- [TASK TO CARRY OUT]: Count how many lines of the material hold "matplotlib". Respond with that number alone.
====
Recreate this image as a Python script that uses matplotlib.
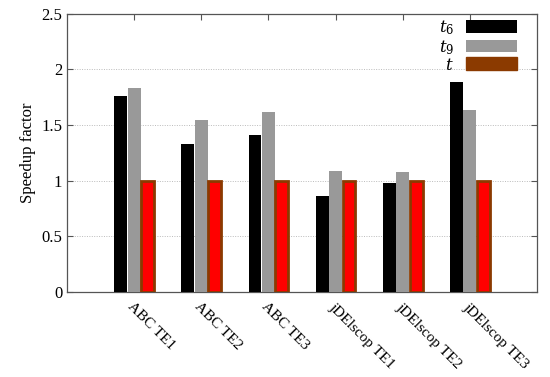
import matplotlib.pyplot as plt
import numpy as np
from matplotlib.patches import Patch

# ── Data ─────────────────────────────────────────────────────────────────────
CATEGORIES = ['ABC TE1', 'ABC TE2', 'ABC TE3',
              'jDElscop TE1', 'jDElscop TE2', 'jDElscop TE3']
T6 = [1.76, 1.33, 1.41, 0.86, 0.98, 1.89]
T9 = [1.83, 1.54, 1.62, 1.09, 1.08, 1.63]
T  = [1.0, 1.0, 1.0, 1.0, 1.0, 1.0]
YTICKS = [0, 0.5, 1, 1.5, 2, 2.5]
YTICK_LABELS = ['0', '0.5', '1', '1.5', '2', '2.5']

BROWN = '#8b3a00'

plt.rcParams['font.family'] = ['Liberation Serif', 'DejaVu Serif']
plt.rcParams['mathtext.fontset'] = 'dejavuserif'

fig = plt.figure(figsize=(5.5, 3.77), dpi=100)
ax = fig.add_axes([0.1218, 0.2255, 0.9764 - 0.1218, 0.964 - 0.2255])

x = np.arange(1, len(CATEGORIES) + 1)
w = 0.19
ax.bar(x - 0.2, T6, w, color='black', zorder=3)
ax.bar(x, T9, w, color='#999999', zorder=3)
ax.bar(x + 0.2, T, w, color='red', edgecolor=BROWN, linewidth=2, zorder=3)

ax.set_xlim(0, 7)
ax.set_ylim(0, 2.5)
ax.set_yticks(YTICKS)
ax.set_yticklabels(YTICK_LABELS, fontsize=12)
ax.set_xticks(x)
ax.set_xticklabels(CATEGORIES, rotation=-45, ha='left', va='top',
                   rotation_mode='anchor', fontsize=11)
ax.tick_params(direction='in', top=True, right=True, length=4,
               color='#555555', width=0.8)
ax.tick_params(axis='x', pad=6)
for s in ax.spines.values():
    s.set_color('#555555')
    s.set_linewidth(0.9)

for yv in YTICKS[1:-1]:
    ax.axhline(yv, color='#bbbbbb', linestyle=(0, (1, 1.5)), linewidth=0.7, zorder=1)

ax.set_ylabel('Speedup factor', fontsize=12)

handles = [Patch(facecolor='black'),
           Patch(facecolor='#999999'),
           Patch(facecolor=BROWN, edgecolor=BROWN)]
ax.legend(handles, [r'$t_6$', r'$t_9$', r'$t$'], loc='upper right',
          frameon=False, markerfirst=False, fontsize=12,
          handlelength=3.1, handleheight=0.8, labelspacing=0.05,
          handletextpad=0.7, borderaxespad=0, borderpad=0.2,
          bbox_to_anchor=(0.965, 0.995))

fig.savefig('out.png', dpi=100)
====
- [SOLUTION BELOW]: 3